Geißendörfer Das wüsste ich auch gern. Die Werbung für die "Lindenstraße" war von Anfang an katastrophal schlecht. Wir haben ein einziges Mal Werbemittel bekommen, das war nach 20 Jahren zur 1000. Folge. Da gab es zwei Wochen lang eine riesige Plakataktion, und prompt sind die Zuschauerzahlen von vier auf sieben Millionen gestiegen. Das war der Beweis, dass sich Werbung lohnt, aber aus unerfindlichen Gründen hat der Sender das nie wiederholt.

Vielleicht, weil die "Lindenstraße" auch so Erfolg hat?

Geißendörfer Ja, das sagt man mir auch. Und was ist mit "Tatort"? Oder Fußball? Das wird auch wie blöd beworben. Jeder Werbefachmann kann bestätigen, dass gerade die gut laufenden Produkte regelmäßig beworben werden müssen, die Wirtschaft macht das doch vor.

Wie schaffen Sie es, sich nach 25 Jahren noch zu motivieren?

Geißendörfer Indem ich mich so leidenschaftlich engagiere und um Inhalte kümmere wie am ersten Tag. Ich will, dass "Lindenstraße" klug unterhält und sich mit Themen befasst, die für dieses Land wichtig sind. Aktuell geht es zum Beispiel um den Bau einer Moschee, ein Thema, das auch unser Publikum kontrovers diskutiert. Der Bezug zu aktuellen Stimmungen und Strömungen ist maßgeblich für den Erfolg.

Was halten Sie von dem Vorwurf, deutsche Serien seien im Vergleich zu US-Produktionen TV von gestern?
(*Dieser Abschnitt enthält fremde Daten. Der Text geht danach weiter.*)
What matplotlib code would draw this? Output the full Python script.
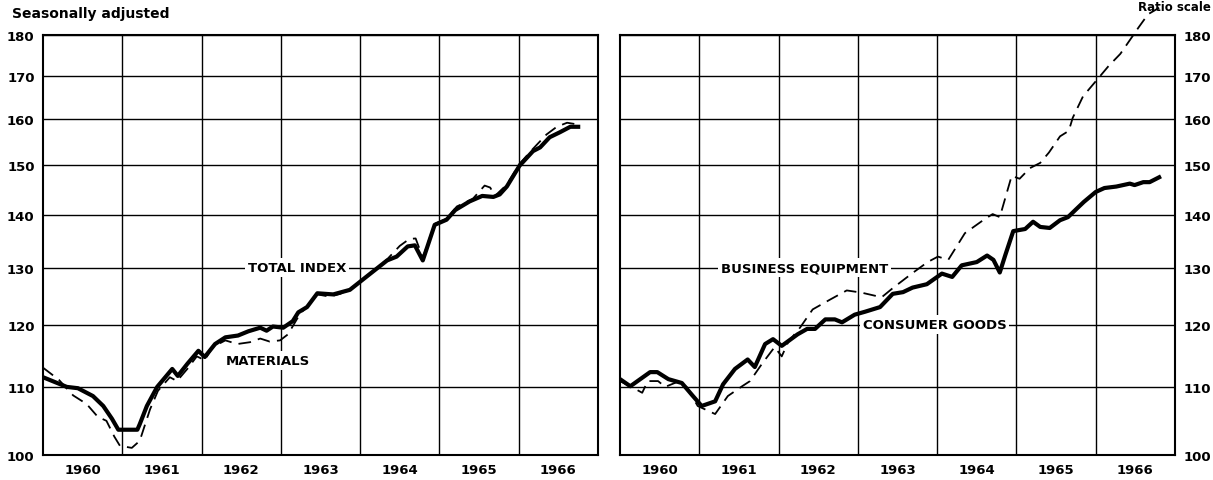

Geißendörfer Der Vergleich ist schon deshalb nicht angemessen, weil den Amerikanern ganz andere Mittel zur Verfügung stehen. Diese Serien sind für uns nur in einer Hinsicht ein Vorbild: Sie werden nicht mehr auf Stativ fotografiert, sondern auf der Schulter, so dass die Bilder "atmen". Eine ähnliche Perfektion streben wir auch an. Das hat übrigens Tradition: Wir haben als erste mit 16 zu 9, HD und Stereophonie produziert. Das zeigt, dass auch Klassiker Investitionen brauchen, wenn man den Erfolg erhalten will.